There is a certain magick in childlike play, it draws you down to an innocence lost underneath the realities of life like bills, school, cleaning your house, all these things wash away play.


My childhood was happy for a part, but my happiness was shaky because my mother would use my emotions to further her own insane agenda.  What was her agenda?  Who knows, I think she was just in so much pain she doesn't even know why she was angry.  There was always a cost for our happiness and it was not a fair childhood.


It is so important for children to play outside in the sunshine and develop a sensory for the earth around them.  I even play video games sometimes, but I much rather be sitting outside under the sunlight watering my plants.
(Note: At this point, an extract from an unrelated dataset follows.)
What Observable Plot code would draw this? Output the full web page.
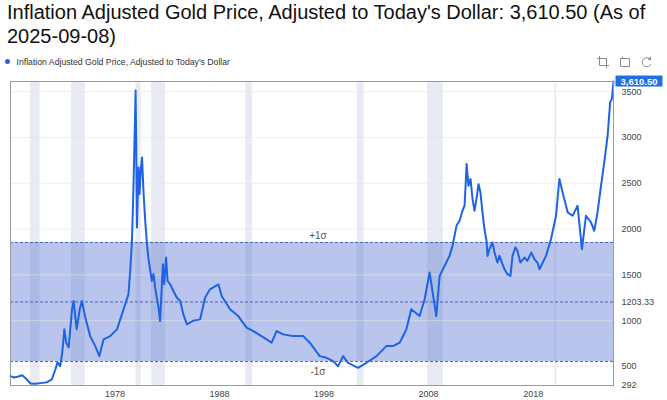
<!DOCTYPE html>
<html><head><meta charset="utf-8">
<script src="https://cdn.jsdelivr.net/npm/d3@7"></script>
<script src="https://cdn.jsdelivr.net/npm/@observablehq/plot@0.6"></script>
<style>
body{margin:0;background:#fff;font-family:"Liberation Sans",Arial,sans-serif;}
#wrap{position:relative;width:667px;height:400px;overflow:hidden;background:#fff;}
#title{position:absolute;left:7px;top:1px;font-size:20px;line-height:23.5px;color:#111;white-space:nowrap;}
#legend{position:absolute;left:5px;top:56.5px;font-size:8.7px;line-height:10px;color:#333;display:flex;align-items:center;white-space:nowrap;}
#legend .dot{width:5px;height:5px;border-radius:50%;background:#2a62d8;margin-right:6.5px;}
#tools{position:absolute;left:596px;top:55px;}
#chart{position:absolute;left:0;top:70px;}
</style></head>
<body><div id="wrap">
<div id="title">Inflation Adjusted Gold Price, Adjusted to Today's Dollar: 3,610.50 (As of<br>2025-09-08)</div>
<div id="legend"><span class="dot"></span>Inflation Adjusted Gold Price, Adjusted to Today's Dollar</div>
<svg id="tools" width="60" height="14" fill="none" stroke="#8a8a8a" stroke-width="1">
  <path d="M3.5 1V10.5H13M1 3.5H10.5V13"/>
  <path d="M24 3.5H33.5V11.5H24.5V3.5M26.5 1.5V3.5"/>
  <path d="M54.5 4.5A4.5 4.5 0 1 0 55 9M54.5 2V4.5H52"/>
</svg>
<div id="chart"></div>
</div>
<script>
const dates = [
"1968-01-01","1968-05-01","1968-10-01","1969-02-15","1969-06-01","1969-12-01","1970-05-15","1970-11-15",
"1971-07-01","1971-12-15","1972-04-15","1972-07-01","1972-10-01","1972-12-15","1973-02-25","1973-05-01",
"1973-07-25","1973-11-20","1974-01-15","1974-05-01","1974-08-15","1974-11-01","1975-02-25","1975-08-15",
"1976-02-10","1976-07-01","1976-11-25","1977-07-15","1978-03-10","1978-10-25","1979-04-15","1979-06-15",
"1979-08-15","1979-10-10","1979-12-20","1980-01-10","1980-02-05","1980-04-01","1980-05-05","1980-06-25",
"1980-08-01","1980-09-25","1980-11-20","1981-01-20","1981-03-10","1981-05-15","1981-07-10","1981-09-05",
"1981-11-01","1982-01-01","1982-02-28","1982-04-25","1982-06-25","1982-08-01","1982-09-15","1982-11-20",
"1983-01-10","1983-04-10","1983-08-01","1983-11-28","1984-03-25","1984-07-15","1984-11-15","1985-07-01",
"1986-02-20","1986-08-15","1987-02-01","1987-11-20","1988-03-15","1989-01-01","1989-10-15","1990-08-01",
"1991-03-25","1992-07-05","1992-12-25","1993-06-15","1994-02-01","1995-01-20","1996-01-01","1996-08-20",
"1997-08-01","1998-03-25","1998-11-10","1999-05-05","1999-10-25","2000-04-20","2001-04-01","2002-01-20",
"2003-01-05","2003-12-15","2004-08-01","2005-03-25","2005-11-15","2006-05-05","2007-02-20","2007-08-15",
"2008-02-05","2008-09-25","2009-01-20","2009-07-10","2010-01-01","2010-04-15","2010-09-01","2010-12-15",
"2011-04-01","2011-06-10","2011-07-10","2011-08-20","2011-10-25","2012-01-05","2012-03-15","2012-05-20",
"2012-07-30","2012-10-10","2012-12-15","2013-02-25","2013-05-05","2013-07-15","2013-08-20","2013-10-25",
"2014-02-10","2014-04-20","2014-08-01","2014-10-10","2015-01-25","2015-04-05","2015-07-15","2015-10-30",
"2016-01-10","2016-04-20","2016-07-01","2016-10-10","2017-02-28","2017-06-10","2017-10-30","2018-02-15",
"2018-05-30","2018-08-10","2019-03-25","2019-09-15","2020-03-10","2020-07-05","2020-10-25","2021-04-20",
"2021-10-10","2022-04-01","2022-09-01","2023-01-20","2023-07-15","2023-11-05","2024-02-28","2024-06-28",
"2024-10-20","2025-02-15","2025-05-15","2025-07-15","2025-09-08"];
const prices = [
394,380,390,404,375,314,310,318,
328,358,467,544,503,653,905,762,
708,1124,1214,905,1124,1214,1036,831,
722,613,795,831,905,1124,1288,1543,
1870,2490,3512,2930,2017,2673,2382,2673,
2782,2382,2090,1835,1689,1543,1434,1507,
1360,1252,1142,996,1397,1616,1397,1689,
1434,1397,1324,1252,1215,1069,960,1000,
1014,1252,1342,1397,1269,1124,1050,923,
886,795,759,886,850,831,831,759,
613,594,558,503,613,540,485,540,
613,722,722,759,905,1124,1050,1233,
1525,1050,1488,1597,1707,1816,2035,2090,
2200,2255,2436,2710,2472,2546,2327,2200,
2327,2490,2400,2182,2000,1870,1707,1780,
1853,1743,1634,1707,1616,1561,1507,1488,
1707,1800,1762,1634,1689,1652,1743,1670,
1634,1561,1707,1889,2145,2546,2400,2182,
2145,2255,1780,2145,2072,1980,2182,2472,
2728,3020,3385,3421,3610.5];
const recessionStart = ["1969-12-01","1973-11-01","1980-01-01","1981-07-01","1990-07-01","2001-03-01","2007-12-01","2020-02-01"];
const recessionEnd   = ["1970-11-01","1975-03-01","1980-07-01","1982-11-01","1991-03-01","2001-11-01","2009-06-01","2020-04-01"];
const meanValue = 1203.33;
const sigmaValue = 650;
const yMin = 292;
const yTicks = [292, 500, 1000, 1203.33, 1500, 2000, 2500, 3000, 3500];
const gridValues = [500, 1000, 1500, 2000, 2500, 3000, 3500];
const xTickYears = ["1978","1988","1998","2008","2018"];
const sigmaLabelDate = "1997-06-01";
const latestLabel = "3,610.50";

const parse = d3.utcParse("%Y-%m-%d");
const series = dates.map((d, i) => ({date: parse(d), price: prices[i]}));
const recessions = recessionStart.map((s, i) => ({start: parse(s), end: parse(recessionEnd[i])}));
const band = [{lo: meanValue - sigmaValue, hi: meanValue + sigmaValue}];
const sigmaLines = [meanValue - sigmaValue, meanValue, meanValue + sigmaValue];
const last = series[series.length - 1];
const xTicks = xTickYears.map(y => d3.utcParse("%Y")(y));

const chart = Plot.plot({
  width: 667, height: 330,
  marginLeft: 10, marginRight: 54, marginTop: 11, marginBottom: 15,
  x: {type: "utc", domain: [series[0].date, last.date]},
  y: {domain: [yMin, last.price]},
  style: {fontFamily: "'Liberation Sans', Arial, sans-serif", fontSize: "9px", color: "#444", background: "#fff", overflow: "visible"},
  marks: [
    Plot.rect(recessions, {x1: "start", x2: "end", fill: "rgb(150,165,195)", fillOpacity: 0.22}),
    Plot.rect(band, {y1: "lo", y2: "hi", fill: "rgb(80,110,210)", fillOpacity: 0.4}),
    Plot.gridY(gridValues, {stroke: "#e2e4ea", strokeOpacity: 0.6}),
    Plot.ruleY(sigmaLines, {stroke: "#4a64b8", strokeDasharray: "3,2", strokeWidth: 1}),
    Plot.line(series, {x: "date", y: "price", stroke: "#1e63e3", strokeWidth: 2}),
    Plot.text([{date: parse(sigmaLabelDate), value: meanValue + sigmaValue}], {x: "date", y: "value", text: () => "+1σ", dy: -7, fontSize: 10, fill: "#555"}),
    Plot.text([{date: parse(sigmaLabelDate), value: meanValue - sigmaValue}], {x: "date", y: "value", text: () => "-1σ", dy: 10, fontSize: 10, fill: "#555"}),
    Plot.frame({stroke: "#9a9a9a"}),
    Plot.axisX(xTicks, {tickSize: 0, tickPadding: 5, tickFormat: d3.utcFormat("%Y")}),
    Plot.axisY(yTicks, {anchor: "right", tickSize: 0, tickPadding: 8, tickFormat: d => String(d)}),
    Plot.text([last], {x: "date", y: "price", text: () => latestLabel, dx: 25.5, fill: "white", fontWeight: "bold", fontSize: 9.5, className: "last-label"})
  ]
});
document.getElementById("chart").append(chart);
const g = chart.querySelector("g.last-label");
if (g) {
  const t = g.querySelector("text");
  const bb = t.getBBox();
  const r = document.createElementNS("http://www.w3.org/2000/svg", "rect");
  r.setAttribute("x", bb.x - 5);
  r.setAttribute("y", bb.y);
  r.setAttribute("width", bb.width + 10);
  r.setAttribute("height", bb.height);
  r.setAttribute("fill", "#1f6fe0");
  if (t.getAttribute("transform")) r.setAttribute("transform", t.getAttribute("transform"));
  g.insertBefore(r, t);
}
</script>
</body></html>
This is why I like to play outside with the children, I'm redoing my childhood.  I know I can never deny what happened to me, even though my mother will, but I can choose to heal it.


What activities do you do with your children outside?


Friday, August 14, 2009

Invading Dream

I had a nightmare about Neo-Nazis coming into my house and taking over. They had Uzis, combat boots. My parents were out of the house and for some reason my co-worker Ande was there.

I tried to fight them, but that didn’t work, there were about fifty of them yelling, screaming, ready to set up a ritualistic fire in the back yard. Funny enough they didn’t take away our cell phones or computers, but they did cut the lines and set up an anti-cell signal.

I did finally escape and I was able to call the police, but I kept dialing the wrong number. Finally I escaped with some clothes up to my sister’s house. After I must have astro-projected back to the house to get some more things, then I was picked up by the police.

It was a scary dream, but usually I remember them if they are important. Perhaps it’s to warn be to protect myself from outside influences or even to remind me that I do have the power to astro-project. I think everyone does have the power because we all dream and visit different places.

I really didn’t like the place I visited last night, but I hope I can learn from it.